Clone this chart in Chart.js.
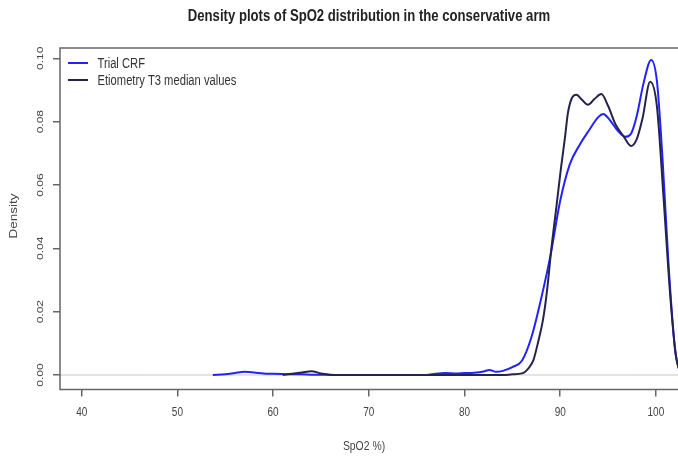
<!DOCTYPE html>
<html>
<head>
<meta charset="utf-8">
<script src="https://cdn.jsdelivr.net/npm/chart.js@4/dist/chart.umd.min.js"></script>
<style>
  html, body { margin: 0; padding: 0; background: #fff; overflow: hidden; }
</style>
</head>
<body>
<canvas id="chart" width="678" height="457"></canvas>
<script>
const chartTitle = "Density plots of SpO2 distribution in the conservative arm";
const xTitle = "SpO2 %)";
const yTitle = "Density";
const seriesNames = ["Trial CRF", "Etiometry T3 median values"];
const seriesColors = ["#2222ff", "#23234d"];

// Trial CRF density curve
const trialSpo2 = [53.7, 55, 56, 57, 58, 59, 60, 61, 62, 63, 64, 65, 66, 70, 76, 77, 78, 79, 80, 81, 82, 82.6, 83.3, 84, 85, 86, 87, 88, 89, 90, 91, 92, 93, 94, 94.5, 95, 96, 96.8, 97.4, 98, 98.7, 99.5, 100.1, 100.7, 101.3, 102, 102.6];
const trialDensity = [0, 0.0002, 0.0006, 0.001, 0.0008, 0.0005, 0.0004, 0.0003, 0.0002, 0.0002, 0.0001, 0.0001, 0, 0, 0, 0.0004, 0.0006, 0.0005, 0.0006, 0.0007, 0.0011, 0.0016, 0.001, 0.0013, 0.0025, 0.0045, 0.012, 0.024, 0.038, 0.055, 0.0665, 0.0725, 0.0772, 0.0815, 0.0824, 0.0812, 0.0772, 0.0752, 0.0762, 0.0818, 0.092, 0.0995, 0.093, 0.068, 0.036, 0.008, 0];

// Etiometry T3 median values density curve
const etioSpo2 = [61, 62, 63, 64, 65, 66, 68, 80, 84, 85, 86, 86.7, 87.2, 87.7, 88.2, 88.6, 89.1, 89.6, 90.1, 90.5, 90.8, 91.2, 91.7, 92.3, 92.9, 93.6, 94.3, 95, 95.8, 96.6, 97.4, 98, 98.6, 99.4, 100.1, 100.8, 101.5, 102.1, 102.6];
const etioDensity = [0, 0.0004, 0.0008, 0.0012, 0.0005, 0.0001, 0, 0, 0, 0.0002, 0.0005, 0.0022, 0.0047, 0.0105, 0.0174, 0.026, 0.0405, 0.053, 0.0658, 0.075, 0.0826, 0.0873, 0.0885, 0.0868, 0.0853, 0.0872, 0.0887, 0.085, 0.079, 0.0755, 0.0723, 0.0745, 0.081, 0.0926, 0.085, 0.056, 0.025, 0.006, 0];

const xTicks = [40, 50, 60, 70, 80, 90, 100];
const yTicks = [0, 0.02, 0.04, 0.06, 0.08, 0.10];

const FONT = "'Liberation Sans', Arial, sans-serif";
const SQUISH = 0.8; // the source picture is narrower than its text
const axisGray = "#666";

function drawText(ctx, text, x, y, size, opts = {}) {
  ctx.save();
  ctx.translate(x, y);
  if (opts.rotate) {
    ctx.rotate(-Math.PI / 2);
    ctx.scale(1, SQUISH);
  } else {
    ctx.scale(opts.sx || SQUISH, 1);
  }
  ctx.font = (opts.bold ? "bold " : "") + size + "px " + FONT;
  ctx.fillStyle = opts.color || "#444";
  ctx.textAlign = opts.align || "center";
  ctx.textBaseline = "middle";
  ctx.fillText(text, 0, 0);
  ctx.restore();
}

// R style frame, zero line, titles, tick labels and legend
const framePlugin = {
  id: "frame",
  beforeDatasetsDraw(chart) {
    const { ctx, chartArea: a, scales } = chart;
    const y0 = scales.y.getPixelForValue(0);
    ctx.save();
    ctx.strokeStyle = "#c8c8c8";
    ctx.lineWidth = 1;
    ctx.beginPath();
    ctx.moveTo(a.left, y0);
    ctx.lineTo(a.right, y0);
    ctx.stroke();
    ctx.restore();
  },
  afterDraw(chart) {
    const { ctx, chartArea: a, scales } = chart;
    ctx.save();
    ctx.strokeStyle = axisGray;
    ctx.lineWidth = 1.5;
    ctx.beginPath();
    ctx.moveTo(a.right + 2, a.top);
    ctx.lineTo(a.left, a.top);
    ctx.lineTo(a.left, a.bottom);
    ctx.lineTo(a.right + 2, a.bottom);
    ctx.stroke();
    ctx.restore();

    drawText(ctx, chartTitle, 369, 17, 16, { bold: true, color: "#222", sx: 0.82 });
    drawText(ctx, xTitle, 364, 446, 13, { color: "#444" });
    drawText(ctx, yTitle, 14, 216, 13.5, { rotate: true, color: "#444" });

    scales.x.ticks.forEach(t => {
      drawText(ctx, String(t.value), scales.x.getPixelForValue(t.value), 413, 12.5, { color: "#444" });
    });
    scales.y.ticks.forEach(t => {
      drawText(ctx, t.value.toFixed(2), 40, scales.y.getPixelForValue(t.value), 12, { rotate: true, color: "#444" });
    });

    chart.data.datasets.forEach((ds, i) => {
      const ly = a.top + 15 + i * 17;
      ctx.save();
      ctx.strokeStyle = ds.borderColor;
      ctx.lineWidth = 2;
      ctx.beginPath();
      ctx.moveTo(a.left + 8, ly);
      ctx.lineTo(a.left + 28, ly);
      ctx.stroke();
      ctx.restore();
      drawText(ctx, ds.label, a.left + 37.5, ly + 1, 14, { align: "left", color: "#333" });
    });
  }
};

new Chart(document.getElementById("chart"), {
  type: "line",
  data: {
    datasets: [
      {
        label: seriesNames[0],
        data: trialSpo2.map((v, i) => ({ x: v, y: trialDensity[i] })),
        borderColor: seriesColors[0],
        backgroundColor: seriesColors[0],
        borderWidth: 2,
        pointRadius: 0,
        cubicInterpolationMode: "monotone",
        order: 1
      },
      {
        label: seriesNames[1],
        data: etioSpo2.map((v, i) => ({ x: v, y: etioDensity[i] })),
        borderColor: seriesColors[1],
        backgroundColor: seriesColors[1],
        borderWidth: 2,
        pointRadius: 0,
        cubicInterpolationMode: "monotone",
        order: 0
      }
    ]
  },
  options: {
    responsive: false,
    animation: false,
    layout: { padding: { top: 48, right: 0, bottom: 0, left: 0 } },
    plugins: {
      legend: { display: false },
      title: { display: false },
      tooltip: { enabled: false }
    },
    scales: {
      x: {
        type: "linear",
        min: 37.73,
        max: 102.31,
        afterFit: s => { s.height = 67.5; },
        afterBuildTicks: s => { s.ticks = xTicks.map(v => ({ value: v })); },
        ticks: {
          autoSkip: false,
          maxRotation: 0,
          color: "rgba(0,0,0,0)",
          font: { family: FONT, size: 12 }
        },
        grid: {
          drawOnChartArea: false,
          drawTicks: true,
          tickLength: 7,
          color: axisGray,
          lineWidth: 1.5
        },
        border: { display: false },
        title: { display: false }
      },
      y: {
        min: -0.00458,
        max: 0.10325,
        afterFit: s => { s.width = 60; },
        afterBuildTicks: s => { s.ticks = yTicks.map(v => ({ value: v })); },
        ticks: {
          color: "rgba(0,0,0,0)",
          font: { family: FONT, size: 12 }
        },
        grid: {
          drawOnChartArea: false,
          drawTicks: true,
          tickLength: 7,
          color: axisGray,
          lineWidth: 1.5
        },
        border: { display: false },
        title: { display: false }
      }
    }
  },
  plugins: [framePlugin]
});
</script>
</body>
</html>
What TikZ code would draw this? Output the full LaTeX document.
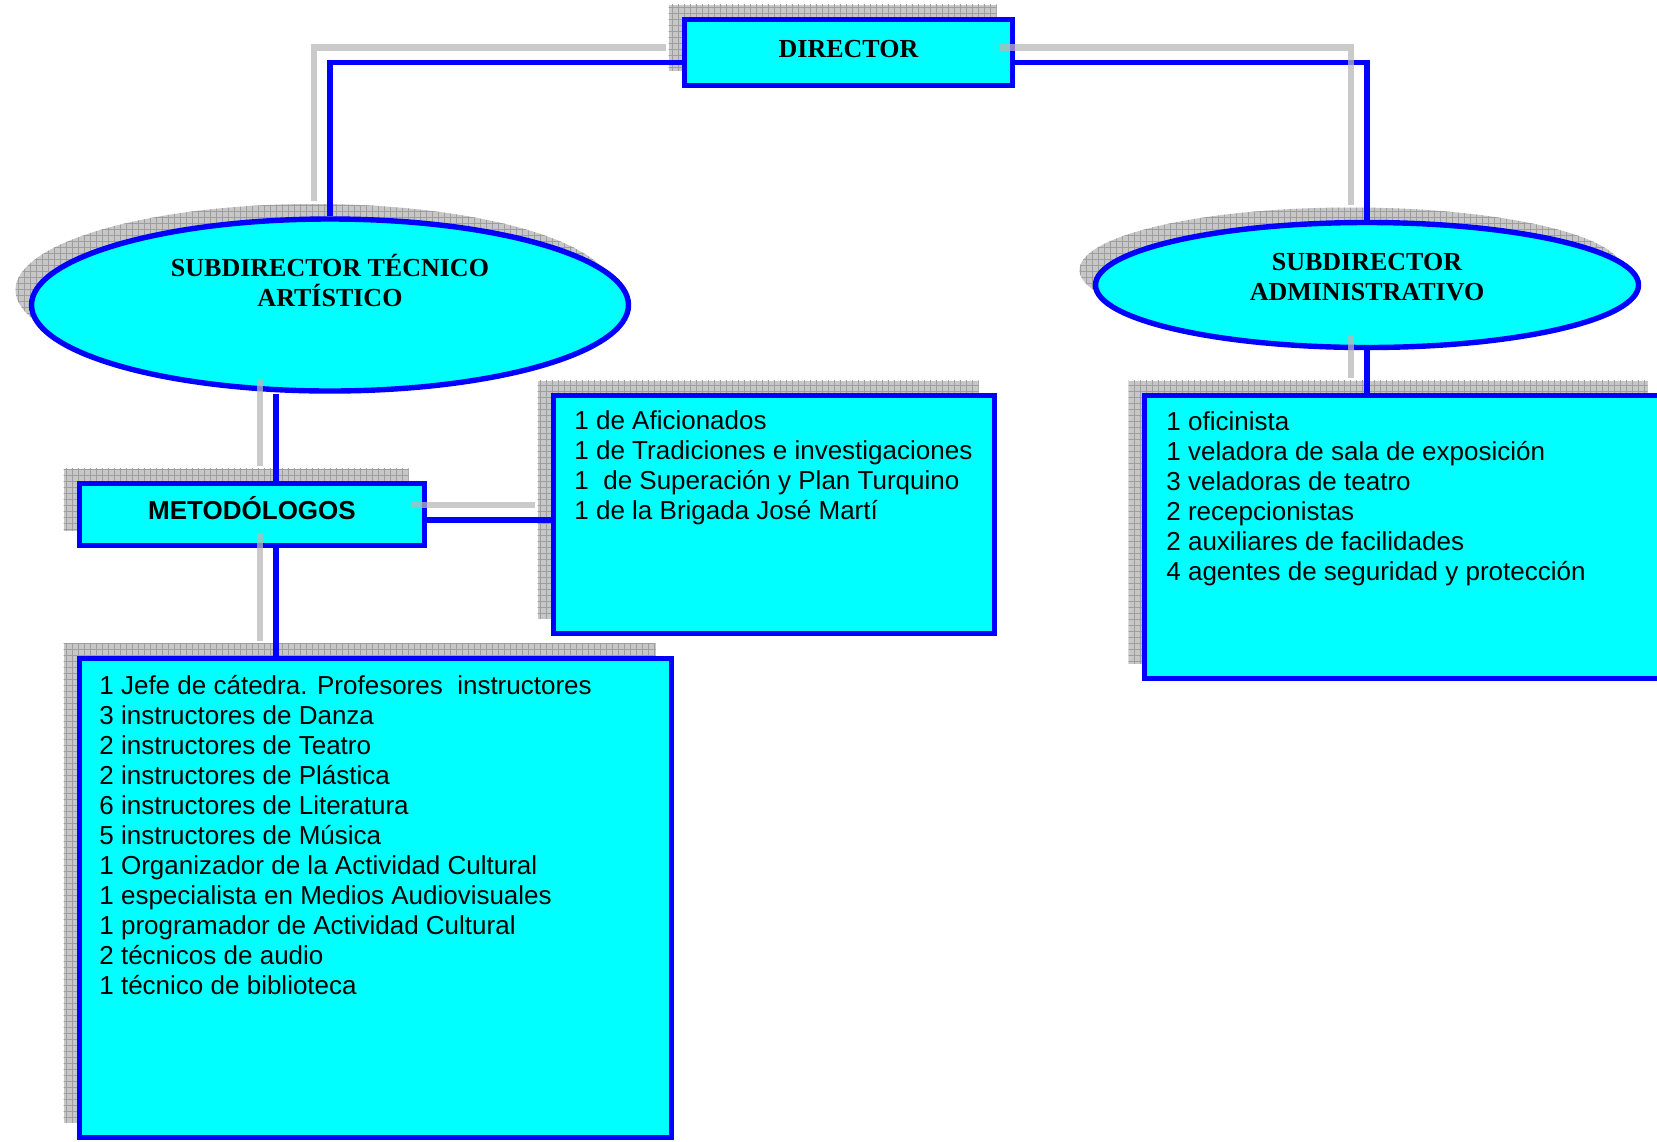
------------------------------------
• _STATED EXERCISE_:
Can you repeat every record above exactly, apart from the pictures?

• _EXPECTED OUTPUT_:
Clone this chart in Chart.js.
<!DOCTYPE html>
<html>
<head>
<meta charset="utf-8">
<script src="https://cdn.jsdelivr.net/npm/chart.js@4/dist/chart.umd.min.js"></script>
<style>
  html, body { margin: 0; padding: 0; background: #fff; overflow: hidden; }
</style>
</head>
<body>
<canvas id="chart" width="678" height="457"></canvas>
<script>
const chartTitle = "Density plots of SpO2 distribution in the conservative arm";
const xTitle = "SpO2 %)";
const yTitle = "Density";
const seriesNames = ["Trial CRF", "Etiometry T3 median values"];
const seriesColors = ["#2222ff", "#23234d"];

// Trial CRF density curve
const trialSpo2 = [53.7, 55, 56, 57, 58, 59, 60, 61, 62, 63, 64, 65, 66, 70, 76, 77, 78, 79, 80, 81, 82, 82.6, 83.3, 84, 85, 86, 87, 88, 89, 90, 91, 92, 93, 94, 94.5, 95, 96, 96.8, 97.4, 98, 98.7, 99.5, 100.1, 100.7, 101.3, 102, 102.6];
const trialDensity = [0, 0.0002, 0.0006, 0.001, 0.0008, 0.0005, 0.0004, 0.0003, 0.0002, 0.0002, 0.0001, 0.0001, 0, 0, 0, 0.0004, 0.0006, 0.0005, 0.0006, 0.0007, 0.0011, 0.0016, 0.001, 0.0013, 0.0025, 0.0045, 0.012, 0.024, 0.038, 0.055, 0.0665, 0.0725, 0.0772, 0.0815, 0.0824, 0.0812, 0.0772, 0.0752, 0.0762, 0.0818, 0.092, 0.0995, 0.093, 0.068, 0.036, 0.008, 0];

// Etiometry T3 median values density curve
const etioSpo2 = [61, 62, 63, 64, 65, 66, 68, 80, 84, 85, 86, 86.7, 87.2, 87.7, 88.2, 88.6, 89.1, 89.6, 90.1, 90.5, 90.8, 91.2, 91.7, 92.3, 92.9, 93.6, 94.3, 95, 95.8, 96.6, 97.4, 98, 98.6, 99.4, 100.1, 100.8, 101.5, 102.1, 102.6];
const etioDensity = [0, 0.0004, 0.0008, 0.0012, 0.0005, 0.0001, 0, 0, 0, 0.0002, 0.0005, 0.0022, 0.0047, 0.0105, 0.0174, 0.026, 0.0405, 0.053, 0.0658, 0.075, 0.0826, 0.0873, 0.0885, 0.0868, 0.0853, 0.0872, 0.0887, 0.085, 0.079, 0.0755, 0.0723, 0.0745, 0.081, 0.0926, 0.085, 0.056, 0.025, 0.006, 0];

const xTicks = [40, 50, 60, 70, 80, 90, 100];
const yTicks = [0, 0.02, 0.04, 0.06, 0.08, 0.10];

const FONT = "'Liberation Sans', Arial, sans-serif";
const SQUISH = 0.8; // the source picture is narrower than its text
const axisGray = "#666";

function drawText(ctx, text, x, y, size, opts = {}) {
  ctx.save();
  ctx.translate(x, y);
  if (opts.rotate) {
    ctx.rotate(-Math.PI / 2);
    ctx.scale(1, SQUISH);
  } else {
    ctx.scale(opts.sx || SQUISH, 1);
  }
  ctx.font = (opts.bold ? "bold " : "") + size + "px " + FONT;
  ctx.fillStyle = opts.color || "#444";
  ctx.textAlign = opts.align || "center";
  ctx.textBaseline = "middle";
  ctx.fillText(text, 0, 0);
  ctx.restore();
}

// R style frame, zero line, titles, tick labels and legend
const framePlugin = {
  id: "frame",
  beforeDatasetsDraw(chart) {
    const { ctx, chartArea: a, scales } = chart;
    const y0 = scales.y.getPixelForValue(0);
    ctx.save();
    ctx.strokeStyle = "#c8c8c8";
    ctx.lineWidth = 1;
    ctx.beginPath();
    ctx.moveTo(a.left, y0);
    ctx.lineTo(a.right, y0);
    ctx.stroke();
    ctx.restore();
  },
  afterDraw(chart) {
    const { ctx, chartArea: a, scales } = chart;
    ctx.save();
    ctx.strokeStyle = axisGray;
    ctx.lineWidth = 1.5;
    ctx.beginPath();
    ctx.moveTo(a.right + 2, a.top);
    ctx.lineTo(a.left, a.top);
    ctx.lineTo(a.left, a.bottom);
    ctx.lineTo(a.right + 2, a.bottom);
    ctx.stroke();
    ctx.restore();

    drawText(ctx, chartTitle, 369, 17, 16, { bold: true, color: "#222", sx: 0.82 });
    drawText(ctx, xTitle, 364, 446, 13, { color: "#444" });
    drawText(ctx, yTitle, 14, 216, 13.5, { rotate: true, color: "#444" });

    scales.x.ticks.forEach(t => {
      drawText(ctx, String(t.value), scales.x.getPixelForValue(t.value), 413, 12.5, { color: "#444" });
    });
    scales.y.ticks.forEach(t => {
      drawText(ctx, t.value.toFixed(2), 40, scales.y.getPixelForValue(t.value), 12, { rotate: true, color: "#444" });
    });

    chart.data.datasets.forEach((ds, i) => {
      const ly = a.top + 15 + i * 17;
      ctx.save();
      ctx.strokeStyle = ds.borderColor;
      ctx.lineWidth = 2;
      ctx.beginPath();
      ctx.moveTo(a.left + 8, ly);
      ctx.lineTo(a.left + 28, ly);
      ctx.stroke();
      ctx.restore();
      drawText(ctx, ds.label, a.left + 37.5, ly + 1, 14, { align: "left", color: "#333" });
    });
  }
};

new Chart(document.getElementById("chart"), {
  type: "line",
  data: {
    datasets: [
      {
        label: seriesNames[0],
        data: trialSpo2.map((v, i) => ({ x: v, y: trialDensity[i] })),
        borderColor: seriesColors[0],
        backgroundColor: seriesColors[0],
        borderWidth: 2,
        pointRadius: 0,
        cubicInterpolationMode: "monotone",
        order: 1
      },
      {
        label: seriesNames[1],
        data: etioSpo2.map((v, i) => ({ x: v, y: etioDensity[i] })),
        borderColor: seriesColors[1],
        backgroundColor: seriesColors[1],
        borderWidth: 2,
        pointRadius: 0,
        cubicInterpolationMode: "monotone",
        order: 0
      }
    ]
  },
  options: {
    responsive: false,
    animation: false,
    layout: { padding: { top: 48, right: 0, bottom: 0, left: 0 } },
    plugins: {
      legend: { display: false },
      title: { display: false },
      tooltip: { enabled: false }
    },
    scales: {
      x: {
        type: "linear",
        min: 37.73,
        max: 102.31,
        afterFit: s => { s.height = 67.5; },
        afterBuildTicks: s => { s.ticks = xTicks.map(v => ({ value: v })); },
        ticks: {
          autoSkip: false,
          maxRotation: 0,
          color: "rgba(0,0,0,0)",
          font: { family: FONT, size: 12 }
        },
        grid: {
          drawOnChartArea: false,
          drawTicks: true,
          tickLength: 7,
          color: axisGray,
          lineWidth: 1.5
        },
        border: { display: false },
        title: { display: false }
      },
      y: {
        min: -0.00458,
        max: 0.10325,
        afterFit: s => { s.width = 60; },
        afterBuildTicks: s => { s.ticks = yTicks.map(v => ({ value: v })); },
        ticks: {
          color: "rgba(0,0,0,0)",
          font: { family: FONT, size: 12 }
        },
        grid: {
          drawOnChartArea: false,
          drawTicks: true,
          tickLength: 7,
          color: axisGray,
          lineWidth: 1.5
        },
        border: { display: false },
        title: { display: false }
      }
    }
  },
  plugins: [framePlugin]
});
</script>
</body>
</html>
What TikZ code would draw this? Output the full LaTeX document.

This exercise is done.